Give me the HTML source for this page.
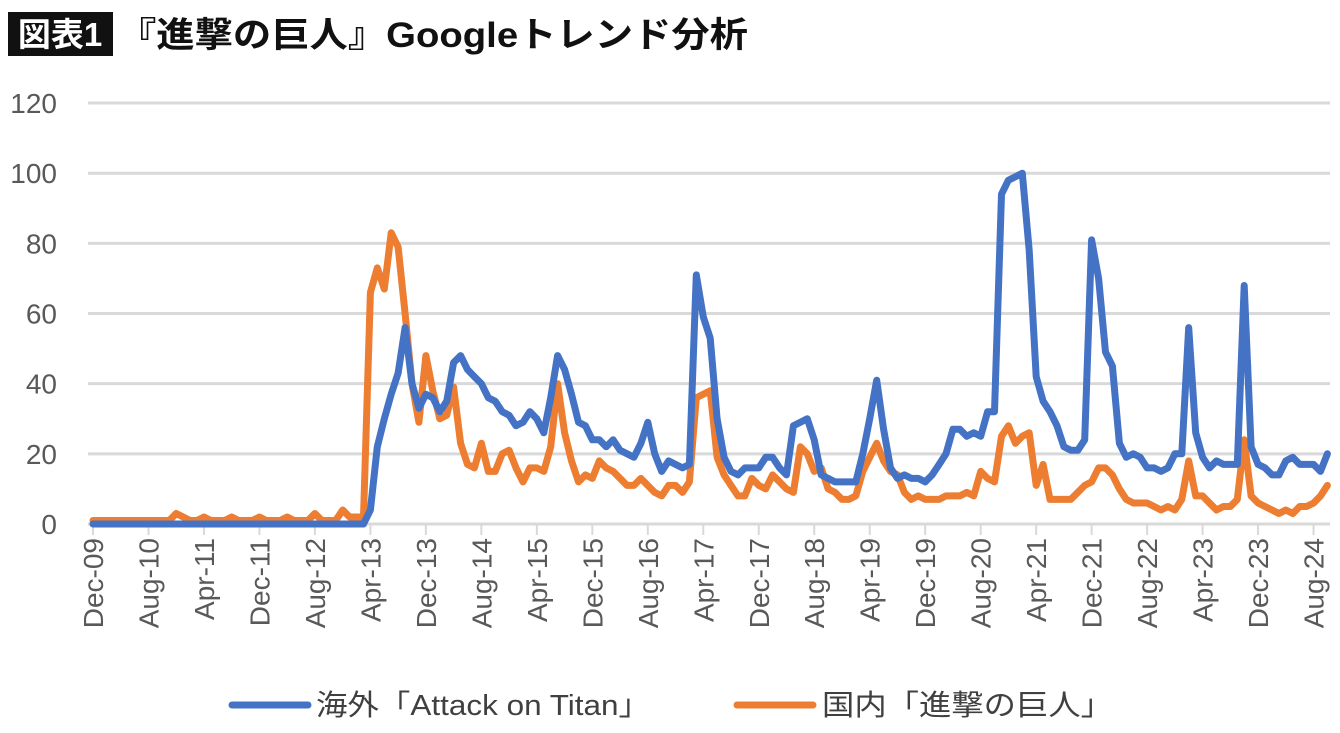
<!DOCTYPE html>
<html><head><meta charset="utf-8"><style>
body{margin:0;background:#fff;width:1340px;height:728px;overflow:hidden;font-family:"Liberation Sans","Noto Sans CJK JP",sans-serif}
</style></head><body>
<svg width="1340" height="728" id="c">
<rect x="8" y="12" width="105" height="44" fill="#111"/>
<text x="60" y="46" text-anchor="middle" fill="#fff" font-size="33" font-weight="bold" font-family="Liberation Sans,Noto Sans CJK JP,sans-serif">図表1</text>
<text x="118" y="47" fill="#111" font-size="35" font-weight="bold" textLength="630" lengthAdjust="spacingAndGlyphs" font-family="Liberation Sans,Noto Sans CJK JP,sans-serif">『進撃の巨人』Googleトレンド分析</text>
<g id="grid"></g><g id="xax"></g><g id="lines"></g>
<g>
<line x1="232" y1="705" x2="308" y2="705" stroke="#4472c4" stroke-width="7" stroke-linecap="round"/>
<text x="316" y="715" font-size="29" fill="#404040" textLength="334" lengthAdjust="spacingAndGlyphs" font-family="Liberation Sans,Noto Sans CJK JP,sans-serif">海外「Attack on Titan」</text>
<line x1="737" y1="705" x2="813" y2="705" stroke="#ed7d31" stroke-width="7" stroke-linecap="round"/>
<text x="822" y="715" font-size="29" fill="#404040" textLength="291" lengthAdjust="spacingAndGlyphs" font-family="Liberation Sans,Noto Sans CJK JP,sans-serif">国内「進撃の巨人」</text>
</g>
</svg>
<script>
const yTicks=[0,20,40,60,80,100,120];
const xLabels=["Dec-09","Aug-10","Apr-11","Dec-11","Aug-12","Apr-13","Dec-13","Aug-14","Apr-15","Dec-15","Aug-16","Apr-17","Dec-17","Aug-18","Apr-19","Dec-19","Aug-20","Apr-21","Dec-21","Aug-22","Apr-23","Dec-23","Aug-24"];
const overseas=[0,0,0,0,0,0,0,0,0,0,0,0,0,0,0,0,0,0,0,0,0,0,0,0,0,0,0,0,0,0,0,0,0,0,0,0,0,0,0,0,
4,22,30,37,43,56,40,33,37,36,32,35,46,48,44,42,40,36,35,32,31,28,29,32,30,26,36,48,44,37,29,28,24,24,22,24,21,20,19,23,29,20,15,18,17,16,17,71,59,53,30,19,15,14,16,16,16,19,19,16,14,28,29,30,24,14,13,12,12,12,12,20,30,41,27,16,13,14,13,13,12,14,17,20,27,27,25,26,25,32,32,94,98,99,100,78,42,35,32,28,22,21,21,24,81,70,49,45,23,19,20,19,16,16,15,16,20,20,56,26,19,16,18,17,17,17,68,22,17,16,14,14,18,19,17,17,17,15,20];
const domestic=[1,1,1,1,1,1,1,1,1,1,1,1,3,2,1,1,2,1,1,1,2,1,1,1,2,1,1,1,2,1,1,1,3,1,1,1,4,2,2,2,
66,73,67,83,79,60,40,29,48,38,30,31,39,23,17,16,23,15,15,20,21,16,12,16,16,15,22,40,26,18,12,14,13,18,16,15,13,11,11,13,11,9,8,11,11,9,12,36,37,38,19,14,11,8,8,13,11,10,14,12,10,9,22,20,15,16,10,9,7,7,8,15,19,23,18,15,14,9,7,8,7,7,7,8,8,8,9,8,15,13,12,25,28,23,25,26,11,17,7,7,7,7,9,11,12,16,16,14,10,7,6,6,6,5,4,5,4,7,18,8,8,6,4,5,5,7,24,8,6,5,4,3,4,3,5,5,6,8,11];
const NS="http://www.w3.org/2000/svg";
const X0=93,DX=6.935,Y0=524,DY=3.508;
const xs=i=>X0+DX*i, ys=v=>Y0-DY*v;
function mk(t,a,p){const e=document.createElementNS(NS,t);for(const k in a)e.setAttribute(k,a[k]);p.appendChild(e);return e;}
const grid=document.getElementById('grid');
yTicks.forEach(v=>{
 const l=mk('line',{x1:88,x2:1330,y1:ys(v),y2:ys(v),stroke:'#d9d9d9','stroke-width':3},grid);
 
 
 const t=mk('text',{x:57,y:ys(v)+10,'text-anchor':'end','font-size':28,fill:'#595959'},grid);
 t.textContent=v;
 
 
});
const xax=document.getElementById('xax');
xLabels.forEach((s,k)=>{
 const x=xs(k*8);
 const tk=mk('line',{x1:x,x2:x,y1:Y0,y2:Y0+11,stroke:'#d9d9d9','stroke-width':2},xax);
 
 
 const t=mk('text',{x:x+10,y:538,'text-anchor':'end','font-size':28,fill:'#595959',transform:`rotate(-90 ${x+10} 538)`},xax);
 t.textContent=s;
 
 
});
const lines=document.getElementById('lines');
[[domestic,'#ed7d31','line-domestic'],[overseas,'#4472c4','line-overseas']].forEach(([d,c,n])=>{
 const p=mk('polyline',{points:d.map((v,i)=>xs(i).toFixed(1)+','+ys(v).toFixed(1)).join(' '),fill:'none',stroke:c,'stroke-width':7,'stroke-linejoin':'round','stroke-linecap':'round'},lines);
 
 
});
</script>
</body></html>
::::
→ REQUIREMENT: Repeat the listing in full and exactly. Do not include any images.

→ SOLUTION TO THE EXERCISE:
Give me the HTML source for this page.
<!DOCTYPE html>
<html><head><meta charset="utf-8"><style>
body{margin:0;background:#fff;width:1340px;height:728px;overflow:hidden;font-family:"Liberation Sans","Noto Sans CJK JP",sans-serif}
</style></head><body>
<svg width="1340" height="728" id="c">
<rect x="8" y="12" width="105" height="44" fill="#111"/>
<text x="60" y="46" text-anchor="middle" fill="#fff" font-size="33" font-weight="bold" font-family="Liberation Sans,Noto Sans CJK JP,sans-serif">図表1</text>
<text x="118" y="47" fill="#111" font-size="35" font-weight="bold" textLength="630" lengthAdjust="spacingAndGlyphs" font-family="Liberation Sans,Noto Sans CJK JP,sans-serif">『進撃の巨人』Googleトレンド分析</text>
<g id="grid"></g><g id="xax"></g><g id="lines"></g>
<g>
<line x1="232" y1="705" x2="308" y2="705" stroke="#4472c4" stroke-width="7" stroke-linecap="round"/>
<text x="316" y="715" font-size="29" fill="#404040" textLength="334" lengthAdjust="spacingAndGlyphs" font-family="Liberation Sans,Noto Sans CJK JP,sans-serif">海外「Attack on Titan」</text>
<line x1="737" y1="705" x2="813" y2="705" stroke="#ed7d31" stroke-width="7" stroke-linecap="round"/>
<text x="822" y="715" font-size="29" fill="#404040" textLength="291" lengthAdjust="spacingAndGlyphs" font-family="Liberation Sans,Noto Sans CJK JP,sans-serif">国内「進撃の巨人」</text>
</g>
</svg>
<script>
const yTicks=[0,20,40,60,80,100,120];
const xLabels=["Dec-09","Aug-10","Apr-11","Dec-11","Aug-12","Apr-13","Dec-13","Aug-14","Apr-15","Dec-15","Aug-16","Apr-17","Dec-17","Aug-18","Apr-19","Dec-19","Aug-20","Apr-21","Dec-21","Aug-22","Apr-23","Dec-23","Aug-24"];
const overseas=[0,0,0,0,0,0,0,0,0,0,0,0,0,0,0,0,0,0,0,0,0,0,0,0,0,0,0,0,0,0,0,0,0,0,0,0,0,0,0,0,
4,22,30,37,43,56,40,33,37,36,32,35,46,48,44,42,40,36,35,32,31,28,29,32,30,26,36,48,44,37,29,28,24,24,22,24,21,20,19,23,29,20,15,18,17,16,17,71,59,53,30,19,15,14,16,16,16,19,19,16,14,28,29,30,24,14,13,12,12,12,12,20,30,41,27,16,13,14,13,13,12,14,17,20,27,27,25,26,25,32,32,94,98,99,100,78,42,35,32,28,22,21,21,24,81,70,49,45,23,19,20,19,16,16,15,16,20,20,56,26,19,16,18,17,17,17,68,22,17,16,14,14,18,19,17,17,17,15,20];
const domestic=[1,1,1,1,1,1,1,1,1,1,1,1,3,2,1,1,2,1,1,1,2,1,1,1,2,1,1,1,2,1,1,1,3,1,1,1,4,2,2,2,
66,73,67,83,79,60,40,29,48,38,30,31,39,23,17,16,23,15,15,20,21,16,12,16,16,15,22,40,26,18,12,14,13,18,16,15,13,11,11,13,11,9,8,11,11,9,12,36,37,38,19,14,11,8,8,13,11,10,14,12,10,9,22,20,15,16,10,9,7,7,8,15,19,23,18,15,14,9,7,8,7,7,7,8,8,8,9,8,15,13,12,25,28,23,25,26,11,17,7,7,7,7,9,11,12,16,16,14,10,7,6,6,6,5,4,5,4,7,18,8,8,6,4,5,5,7,24,8,6,5,4,3,4,3,5,5,6,8,11];
const NS="http://www.w3.org/2000/svg";
const X0=93,DX=6.935,Y0=524,DY=3.508;
const xs=i=>X0+DX*i, ys=v=>Y0-DY*v;
function mk(t,a,p){const e=document.createElementNS(NS,t);for(const k in a)e.setAttribute(k,a[k]);p.appendChild(e);return e;}
const grid=document.getElementById('grid');
yTicks.forEach(v=>{
 const l=mk('line',{x1:88,x2:1330,y1:ys(v),y2:ys(v),stroke:'#d9d9d9','stroke-width':3},grid);
 
 
 const t=mk('text',{x:57,y:ys(v)+10,'text-anchor':'end','font-size':28,fill:'#595959'},grid);
 t.textContent=v;
 
 
});
const xax=document.getElementById('xax');
xLabels.forEach((s,k)=>{
 const x=xs(k*8);
 const tk=mk('line',{x1:x,x2:x,y1:Y0,y2:Y0+11,stroke:'#d9d9d9','stroke-width':2},xax);
 
 
 const t=mk('text',{x:x+10,y:538,'text-anchor':'end','font-size':28,fill:'#595959',transform:`rotate(-90 ${x+10} 538)`},xax);
 t.textContent=s;
 
 
});
const lines=document.getElementById('lines');
[[domestic,'#ed7d31','line-domestic'],[overseas,'#4472c4','line-overseas']].forEach(([d,c,n])=>{
 const p=mk('polyline',{points:d.map((v,i)=>xs(i).toFixed(1)+','+ys(v).toFixed(1)).join(' '),fill:'none',stroke:c,'stroke-width':7,'stroke-linejoin':'round','stroke-linecap':'round'},lines);
 
 
});
</script>
</body></html>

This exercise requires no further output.